Elements found in the Milky Way's halo – artist's impression
This artist's impression shows the Milky Way (the small galaxy depicted at the centre of the frame) and its halo (the extended gaseous region). The dots scattered across the halo represent elements and their relative abundances, as detected by ESA's XMM-Newton X-ray space observatory: nitrogen (black, 41 dots), neon (orange/yellow, 39 dots), oxygen (light blue, 7 dots) and iron (red, 1 dot).
A halo is a vast region of gas, stars and invisible dark matter surrounding a galaxy. It is a key component of a galaxy, connecting it to wider intergalactic space, and is thus thought to play an important role in galactic evolution.

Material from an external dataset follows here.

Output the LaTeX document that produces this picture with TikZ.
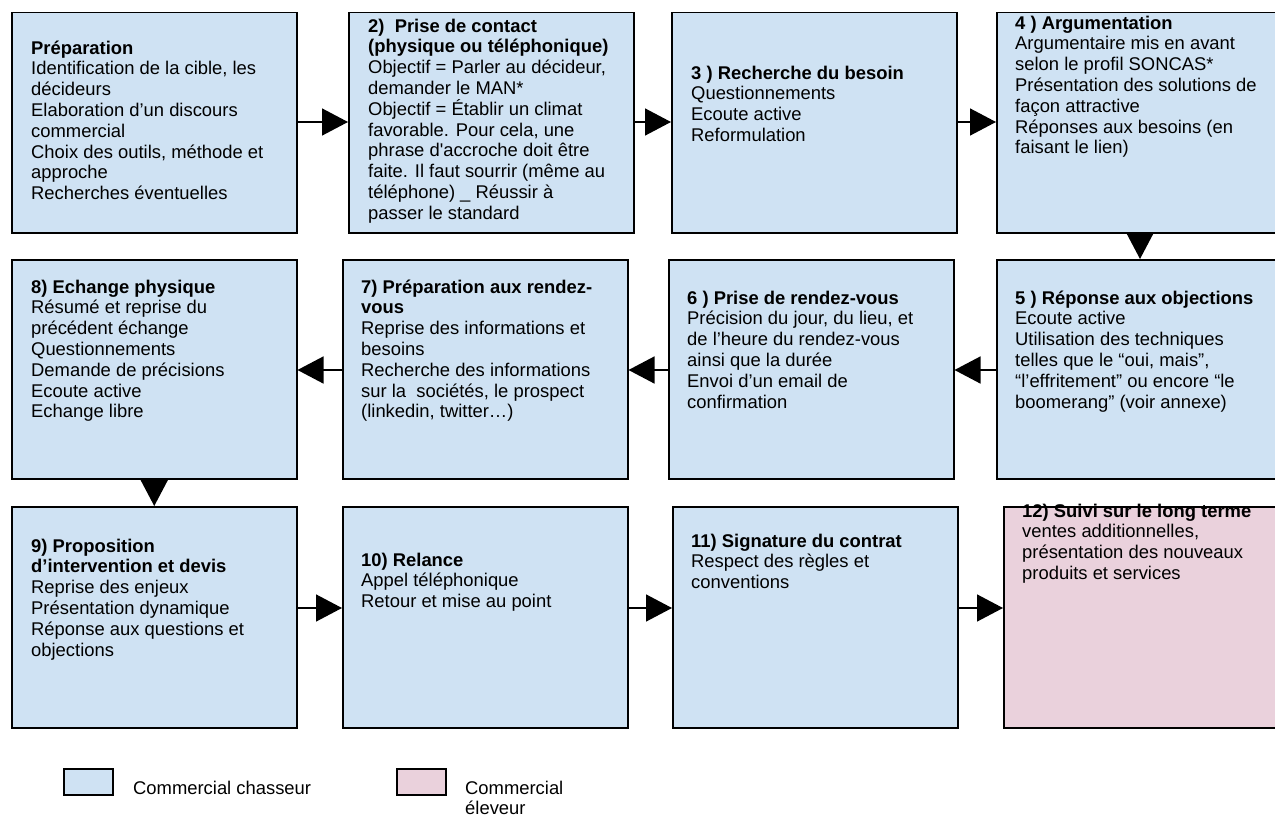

A study using XMM-Newton now shows that the Milky Way's halo contains not one but three different components of hot gas, with the hottest of these being a factor of ten hotter than previously thought. This is the first time multiple gas components structured in this way have been discovered in not only the Milky Way, but in any galaxy.
The study also found that the halo has a different chemical makeup than predicted – it contains less iron than expected, indicating that the halo has been enriched by massive dying stars, and also less oxygen, likely due to this element being taken up by dusty particles in the halo.
This image illustrates the halo in three different shades – emerald, yellow and green. These all mix together throughout the halo, and each represents gas of a different temperature.